The lovely thing about this being a collection of personal favourites is that there’s no obligation to include certain works or a particular balance. The section “The peach tree at my door is broken” only includes poems by James K Baxter, who Harvey says “bestrides my poetry-life like a colossus.” and Allen Curnow also gets a lot of exposure. Harvey says of them both, “In their different ways they gave an explanation of the human capacity for evil and cruelty which seemed to cut across all our dreams.” Reflection on the classics is inevitable and necessary when covering the history of New Zealand poetry, but Harvey’s an avid reader and it’s pleasing to come across Amy Brown’s villanelle and Mark Pirie’s take on William Carlos Williams’ ‘This is just to say.’

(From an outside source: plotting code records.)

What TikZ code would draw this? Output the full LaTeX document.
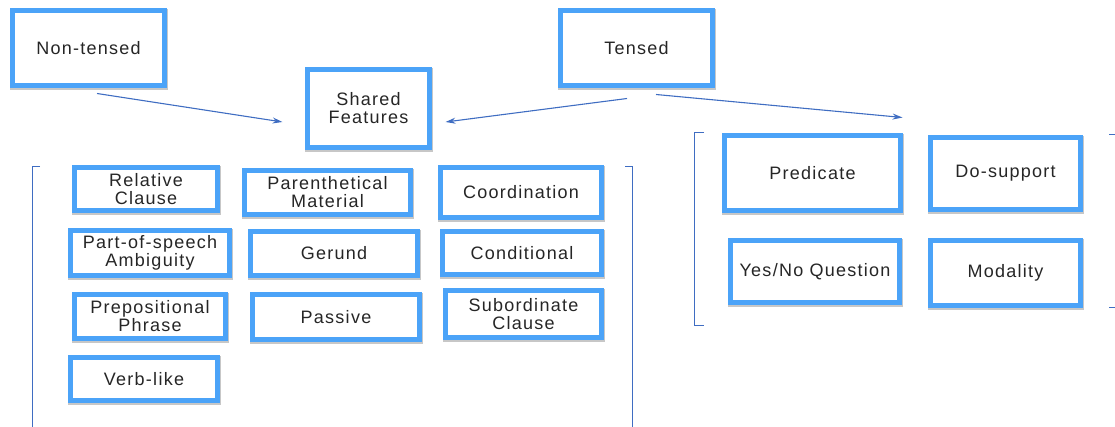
\documentclass[tikz,border=0pt]{standalone}
\usepackage{fontspec}
\usepackage{tikz}
\usetikzlibrary{arrows.meta}
\newfontfamily\boxfont{Liberation Sans}[LetterSpace=7]
\definecolor{boxblue}{HTML}{4BA3F8}
\definecolor{arrblue}{HTML}{3F6DC2}

\tikzset{
  feat/.style={draw=boxblue, line width=5pt, fill=white, align=center,
    inner sep=2pt, text=black!85,
    font=\boxfont\fontsize{18}{18}\selectfont,
    preaction={draw=black!22, line width=6pt,
      transform canvas={shift={(0.8pt,-1.2pt)}}}},
  brk/.style={draw=arrblue, line width=1pt},
}

\begin{document}
\begin{tikzpicture}[x=1pt, y=-1pt, >={Stealth[length=10pt,width=6pt]}]
\useasboundingbox (0,0) rectangle (1115,427);
% top level
\node[feat, minimum width=152pt, minimum height=75pt] (nont) at (88.5,48) {Non-tensed};
\node[feat, minimum width=152pt, minimum height=75pt] (tensed) at (636.5,48) {Tensed};
\node[feat, minimum width=122pt, minimum height=78pt] (shared) at (368.5,108.5) {Shared\\Features};
\draw[->, arrblue, line width=1.1pt] ([shift={(8.5,5.5)}]nont.south) -- ([shift={(-22.5,13.5)}]shared.west);
\draw[->, arrblue, line width=1.1pt] ([shift={(-9.5,10.5)}]tensed.south) -- ([shift={(13.5,13.5)}]shared.east);
% shared features
\draw[brk] (40,167) -- (32,167) -- (32,427);
\draw[brk] (625,167) -- (632,167) -- (632,427);
\node[feat, minimum width=143pt, minimum height=43pt] (rel) at (146,189) {Relative\\Clause};
\node[feat, minimum width=166pt, minimum height=44pt] (paren) at (327.5,192.5) {Parenthetical\\Material};
\node[feat, minimum width=161pt, minimum height=50pt] (coord) at (521,192.5) {Coordination};
\node[feat, minimum width=159pt, minimum height=45pt] (pos) at (150,253) {Part-of-speech\\Ambiguity};
\node[feat, minimum width=167pt, minimum height=44pt] (gerund) at (334,253.5) {Gerund};
\node[feat, minimum width=159pt, minimum height=43pt] (cond) at (522,253) {Conditional};
\node[feat, minimum width=151pt, minimum height=44pt] (prep) at (150,316.5) {Prepositional\\Phrase};
\node[feat, minimum width=167pt, minimum height=45pt] (passive) at (336,317) {Passive};
\node[feat, minimum width=156pt, minimum height=47pt] (subord) at (523.5,314) {Subordinate\\Clause};
\node[feat, minimum width=147pt, minimum height=43pt] (verb) at (144,379) {Verb-like};
% tensed only
\draw[brk] (704,133) -- (694,133) -- (694,325) -- (704,325);
\node[feat, minimum width=176pt, minimum height=75pt] (pred) at (812.5,173) {Predicate};
\node[feat, minimum width=150pt, minimum height=72pt] (dosup) at (1005.5,173.5) {Do-support};
\node[feat, minimum width=169pt, minimum height=62pt] (yesno) at (815,271.5) {Yes/No Question};
\node[feat, minimum width=150pt, minimum height=65pt] (modal) at (1005.5,273) {Modality};
\draw[->, arrblue, line width=1.1pt] ([shift={(19.5,6.5)}]tensed.south) -- ([shift={(-0.5,-15.5)}]pred.north east);
\draw[brk] (1109,135) -- (1115,135);
\draw[brk] (1109,307) -- (1115,307);
\end{tikzpicture}
\end{document}
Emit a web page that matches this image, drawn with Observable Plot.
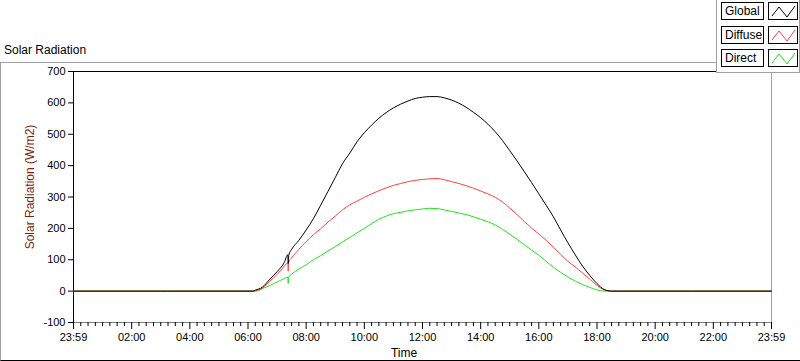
<!DOCTYPE html>
<html><head><meta charset="utf-8">
<script src="https://cdn.jsdelivr.net/npm/d3@7"></script>
<script src="https://cdn.jsdelivr.net/npm/@observablehq/plot@0.6"></script>
<style>
body{margin:0;background:#fff;font-family:"Liberation Sans",Arial,sans-serif;}
#wrap{position:relative;width:800px;height:361px;overflow:hidden;background:#fff;}
#panel{position:absolute;left:0;top:62px;width:800px;height:299px;border-top:1px solid #a0a0a0;border-left:1px solid #a0a0a0;border-bottom:1px solid #000;box-sizing:border-box;}
#title{position:absolute;left:4px;top:43px;font-size:12px;line-height:14px;color:#000;}
#chart{position:absolute;left:0;top:0;}
#legend{position:absolute;left:716px;top:0;width:84px;height:73px;background:#fff;border-left:1px solid #a0a0a0;border-bottom:1px solid #a0a0a0;border-right:1px solid #a0a0a0;box-sizing:border-box;z-index:2;}
.lab{position:absolute;left:4px;width:43px;height:18px;border:1px solid #000;box-sizing:border-box;font-size:12px;line-height:16px;padding-left:3px;background:#fff;}
.sw{position:absolute;left:51px;width:30px;height:18px;border:1px solid #000;box-sizing:border-box;background:#fff;}
.sw svg{display:block;}
</style>
</head><body>
<div id="wrap">
  <div id="panel"></div>
  <div id="title">Solar Radiation</div>
  <div id="chart"></div>
  <div id="legend"></div>
</div>
<script>
// ---- data ----
const times = ["00:00","06:00","06:10","06:15","06:30","06:45","07:00","07:15","07:22","07:23","07:24","07:30","07:45",
  "08:00","08:15","08:30","08:45","09:00","09:15","09:30","09:45","10:00","10:15","10:30","10:45",
  "11:00","11:15","11:30","11:45","12:00","12:15","12:30","12:45","13:00","13:15","13:30","13:45",
  "14:00","14:15","14:30","14:45","15:00","15:15","15:30","15:45","16:00","16:15","16:30","16:45",
  "17:00","17:15","17:30","17:45","18:00","18:15","18:30","24:00"];
const globalRad = [0,0,0,3,13,38,62,92,116,88,114,133,162,
  195,231,274,318,362,406,440,476,505,529,551,569,
  584,596,606,614,618,620,620,616,609,599,586,570,
  553,532,508,480,448,415,381,346,310,274,237,195,
  154,116,80,50,24,5,0,0];
const diffuseRad = [0,0,0,1,10,32,53,80,90,64,92,106,133,
  158,180,199,220,239,259,275,287,299,310,320,329,
  337,343,349,353,356,358,359,355,349,343,336,328,
  319,310,299,284,265,244,222,201,182,162,140,117,
  95,77,58,38,18,4,0,0];
const directRad = [0,0,0,0,8,18,29,40,44,24,45,54,71,
  84,100,113,128,142,157,171,186,200,215,229,239,
  247,251,256,259,262,264,263,259,254,249,244,237,
  229,221,211,197,181,165,148,131,114,95,76,60,
  45,32,21,12,4,0,0,0];
const seriesNames = ["Global","Diffuse","Direct"];
const seriesColors = ["#000000","#ff4040","#1ee61e"];
const xTickValues = [0,2,4,6,8,10,12,14,16,18,20,22,24];
const xTickLabels = ["23:59","02:00","04:00","06:00","08:00","10:00","12:00","14:00","16:00","18:00","20:00","22:00","23:59"];
const yTickValues = [-100,0,100,200,300,400,500,600,700];

// ---- build table ----
const toH = s => { const [h,m] = s.split(":").map(Number); return h + m/60; };
const rows = [];
const allSeries = [globalRad, diffuseRad, directRad];
allSeries.forEach((arr, si) => arr.forEach((v, i) => rows.push({t: toH(times[i]), v, s: seriesNames[si]})));
const minor = d3.range(0, 24.001, 0.25).filter(d => Math.abs(d/2 - Math.round(d/2)) > 1e-6);

const lineOpts = (name, color) => Plot.line(rows.filter(r => r.s === name),
  {x: "t", y: "v", stroke: color, strokeWidth: 1, curve: "monotone-x"});

const chart = Plot.plot({
  width: 800, height: 361,
  marginLeft: 73, marginRight: 29, marginTop: 71, marginBottom: 39,
  style: {fontFamily: "Liberation Sans, Arial, sans-serif", fontSize: "11px", background: "transparent", overflow: "visible"},
  x: {domain: [0, 24]},
  y: {domain: [-100, 700]},
  marks: [
    Plot.frame({anchor: "right", stroke: "#a0a0a0", shapeRendering: "crispEdges"}),
    Plot.frame({anchor: "bottom", stroke: "#808080", shapeRendering: "crispEdges"}),
    Plot.frame({anchor: "top", stroke: "#000", shapeRendering: "crispEdges"}),
    Plot.frame({anchor: "left", stroke: "#000", shapeRendering: "crispEdges"}),
    Plot.axisY({ticks: yTickValues, tickSize: 5, tickPadding: 3, label: null, tickFormat: d => String(d)}),
    Plot.axisX({ticks: minor, tickSize: 4, tickFormat: () => "", label: null}),
    Plot.axisX({ticks: xTickValues, tickSize: 7, tickPadding: 4, label: null,
      tickFormat: d => xTickLabels[xTickValues.indexOf(d)]}),
    lineOpts("Direct", seriesColors[2]),
    lineOpts("Diffuse", seriesColors[1]),
    lineOpts("Global", seriesColors[0])
  ]
});
const svg = d3.select(chart);
svg.append("text").attr("transform", "translate(34,187) rotate(-90)").attr("text-anchor", "middle")
  .attr("fill", "#7a1e0e").style("font-size", "12px").text("Solar Radiation (W/m2)");
svg.append("text").attr("x", 404).attr("y", 357).attr("fill", "#000").style("font-size", "12px").text("Time");
document.getElementById("chart").appendChild(chart);

// ---- legend ----
const leg = document.getElementById("legend");
const tops = [2, 26, 49];
seriesNames.forEach((n, i) => {
  const l = document.createElement("div"); l.className = "lab"; l.style.top = tops[i] + "px"; l.textContent = n; leg.appendChild(l);
  const s = document.createElement("div"); s.className = "sw"; s.style.top = tops[i] + "px";
  s.innerHTML = `<svg width="28" height="16"><polyline points="3,13 10,4 18,14 26,3" fill="none" stroke="${seriesColors[i]}" stroke-width="1"/></svg>`;
  leg.appendChild(s);
});
</script>
</body></html>
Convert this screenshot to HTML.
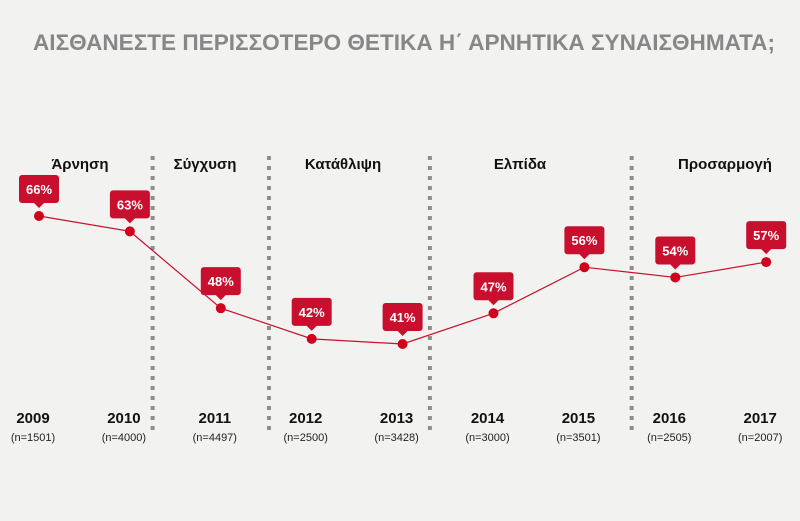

This book is a wonderful culmination of a lifetime spent reading, writing and teaching poetry. Here’s a James K Baxter poem, one of my many favourites from Harvey’s collection:

Haere Ra

Farewell to Hiruharama –
The green hills and the river fog
Cradling the convent and the Maori houses –

The peach tree at my door is broken, sister,
It carried too much fruit,
It hangs now by a bent strip of bark –

But better that way than the grey moss
Cloaking the branch like an old man’s beard;
We are broken by the Love of Many

And then we are at peace
Like the fog, like the river, like the roofless house
That lets the sun stream in because it cannot help it.